Compaction of low-traffic topics

We have a low-traffic topic with around 500k events that has been configured with a compaction strategy. In practice this topic never actually compacts. This makes rerunning from earliest rerun all “versions” rather than just once for latest. I realize that it’s not “wrong” but is there really no setting with confluent cloud that will cause a low-traffic topic to periodically run compaction?

You can configure max.compaction.lag.ms to control this but keep in mind the minimum allowed values:

Minimum value: 21,600,000 ms (six hours) for Dedicated clusters and 604800000 ms (7 days) for Basic, Standard, and Enterprise clusters.

If these time periods are too long, you may contact support with your requirements to see if this can be changed for your account. From here:

All Confluent Cloud resources have hard thresholds that cannot be exceeded, but many of the default quotas can be increased based on your changing requirements. To request an increase for a quota, contact Confluent Support.

We did already adjust this. But still see multiple events for the same key when consuming topic from earliest even before the 7 day limit.
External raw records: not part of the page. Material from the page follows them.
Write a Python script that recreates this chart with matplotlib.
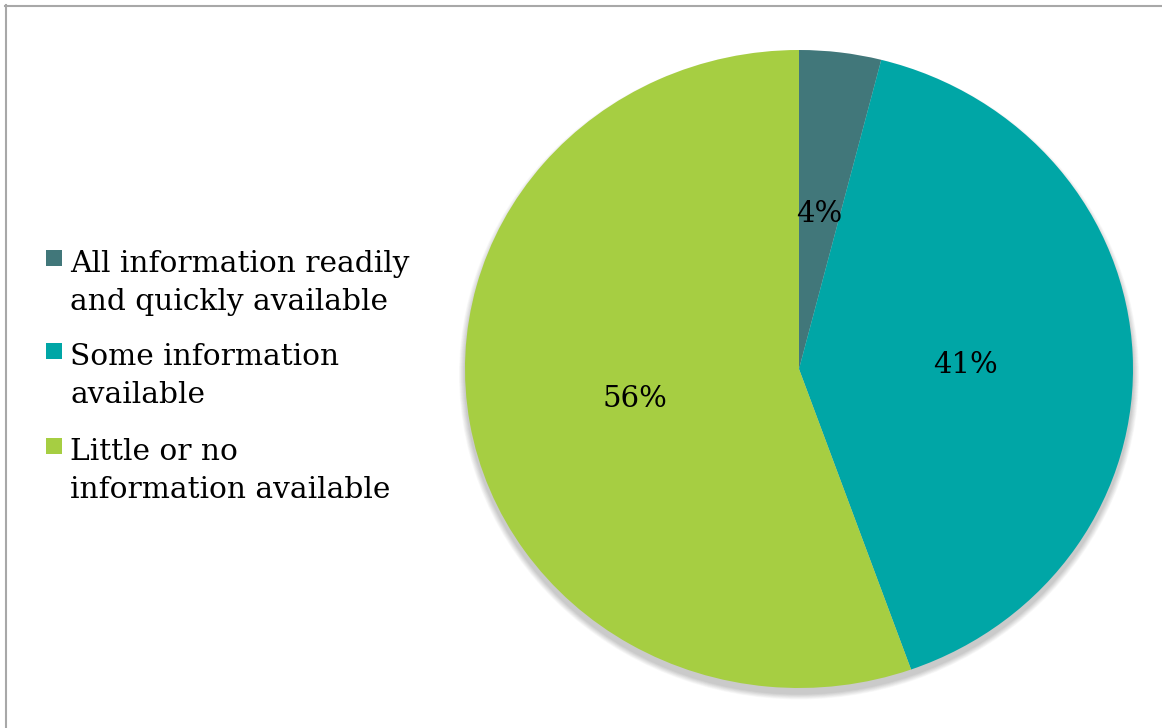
import matplotlib
matplotlib.use("Agg")
import matplotlib.pyplot as plt
from matplotlib.patches import Ellipse, Rectangle
from matplotlib.lines import Line2D

categories = [
    "All information readily\nand quickly available",
    "Some information\navailable",
    "Little or no\ninformation available",
]
shares = [4, 41, 56]
colors = ["#41777A", "#00A6A6", "#A6CE42"]

FONT = "DejaVu Serif"
W, H = 1162, 728
fig = plt.figure(figsize=(W / 100, H / 100), dpi=100)
ax = fig.add_axes([465 / W, (H - 688) / H, 668 / W, 638 / H])

# soft drop shadow under the pie
n = 9
for k in range(n):
    grow = 0.018 * (n - k) / n
    ax.add_patch(Ellipse((0, -0.018), 2 + 2 * grow, 2 + 2 * grow,
                         facecolor="#000000", alpha=0.025, edgecolor="none",
                         clip_on=False, zorder=0))

wedges, texts = ax.pie(
    shares, colors=colors, startangle=90, counterclock=False,
    labels=[f"{v}%" for v in shares], labeldistance=0.5,
    textprops=dict(fontsize=21, family=FONT, color="black"),
    wedgeprops=dict(linewidth=0), radius=1,
)
for w in wedges:
    w.set_clip_on(False)
    w.set_zorder(2)
for t in texts:
    t.set_ha("center")
    t.set_va("center_baseline")
    t.set_zorder(3)
ax.set_aspect("auto")
ax.set_xlim(-1, 1)
ax.set_ylim(-1, 1)
ax.axis("off")

# legend on the left
first_baselines = [272, 365, 460]
line_gap = 38
for label, color, base in zip(categories, colors, first_baselines):
    fig.add_artist(Rectangle((46 / W, (H - (base - 6)) / H), 16 / W, 16 / H,
                             transform=fig.transFigure, facecolor=color,
                             edgecolor="none"))
    for i, line in enumerate(label.split("\n")):
        fig.text(70 / W, (H - (base + i * line_gap)) / H, line,
                 fontsize=21.3, family=FONT, color="black",
                 ha="left", va="baseline")

# frame lines at top and left
fig.add_artist(Line2D([6 / W, 6 / W], [0, (H - 5) / H],
                      transform=fig.transFigure, color="#A8A8A8", lw=1.5))
fig.add_artist(Line2D([5 / W, 1], [(H - 5.5) / H, (H - 5.5) / H],
                      transform=fig.transFigure, color="#A8A8A8", lw=1.5))

fig.savefig("out.png", dpi=100)
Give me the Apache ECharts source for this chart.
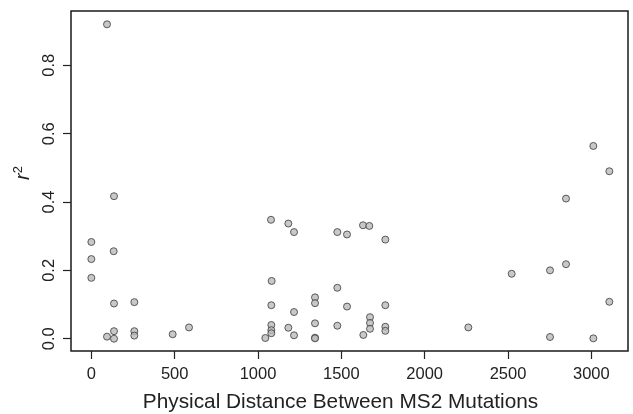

Is that expected?

I forgot to mention segment.ms will also matter for this because active segments don’t get cleaned:

This configuration controls the period of time after which Kafka will force the log to roll even if the segment file is not full to ensure that retention can delete or compact old data

What is this set to? You can edit this setting after topic creation in the Confluent Cloud Console by going to the topic, then Configuration, then Edit settings, then Switch to expert mode. From there change the value for segment_ms. Be aware of this:

You can set segment.ms as low as 600000 (10 minutes), but the minimum of 14400000 (4 hours) is still enforced.

It’s been 600000 for some time without any effect on the compaction.

How about after 4 hours? Remember this caveat that 4 hours is the minimum despite the fact that you can enter lower values:

It’s been like that for some weeks without compaction running

I got a bit tricked by the offset/lag calculation so there is some compaction going on, but not every 4th hour. Looks more like a weekly schedule?

@kristoffer I tested this out on Confluent Cloud with max.compaction.lag.ms = 21600000 (6 hours) and segment.ms = 14400000 (4 hours) and I’m observing older messages do get deleted by the compaction process as expected.

There’s an edge case to keep in mind that you might be observing. Because the compaction process only considers inactive segments, you can wind up with multiple events of the same key even after compaction (because the latest event per key in the inactive segments won’t be deleted by the compaction process, and those same keys may also reside in active segments). Example with 6 hour max compaction lag and segment ms:

  1. produce k:1, k:2, k:3 (k is the key, number is the value)
  2. wait a day
  3. produce k:4

The k:4 event will trigger the segment with the first three messages to roll if segment rolling wasn’t already triggered. The compaction process will delete k:1 and k:2 but leave k:3 alone since it’s the latest event with key k. You wind up with k:3 and k:4 post compaction even though k:3 is older than 6 hours.

Follow up question: If nothing else happens on this topic, will k:3 be deleted at some point? Or will the segment with k:4 stay active and is not considered when compacting forever?

In this case, the segment with k:4 wouldn’t roll so it would remain this way if the cleanup policy were strictly compact. If the cleanup policy were compact,delete and retention.ms wasn’t set to -1 (no time based retention), then segment cleanup would kick in to delete the segment with k:3.

1 Like